A number of top government officials have recently criticised majority decisions by the Guyana Court of Appeal in a number of political cases, casting somewhat of a shadow over the acting Chancellor of the Judiciary. “Strange enough, judges have a right to be wrong and that’s why we have appellate courts,” he said. Mr. Ram said decisions are made based on the arguments before them. “I respect that the courts can make wrong decisions; that happens all the time,” he added.

Local Government Minister Nigel Dharamlall had in December, 2021 publicly called on social media for Justices Cummings and Dawn Gregory to be “defrocked” from their judicial positions because they again ruled in favour of the PNCR-led A Partnership for National Unity+Alliance For Change (APNU+AFC) that the Court of Appeal has jurisdiction to hear an appeal of the High Court’s dismissal of an opposition election petition on procedural grounds.

Attorney General Anil Nandlall had not defended Mr. Dharamlall but had said that the judiciary was not immune from criticism.

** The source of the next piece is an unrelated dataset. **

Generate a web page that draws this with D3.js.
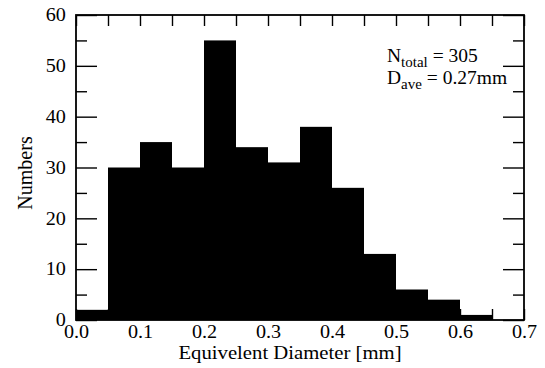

The Guyana Bar Association and Mr. Nandlall have cited the need for Guyana’s Constitution to be amended to remove gridlock in the appointment of a Chancellor of the Judiciary and the Chief Justice.

Speaking during the launch of the inaugural Law Week 2021 earlier this month, the Chancellor had stressed “the creation and insulation” of an independent judiciary. “The absolute independence of the judiciary stands as the bulwark of the constitution against encroachment from any source whatsoever. The courts are constitutionally bound to give the citizen a fair hearing within a reasonable time for determination of the existence or extent of the civil rights of any of the law governing those rights,” she said.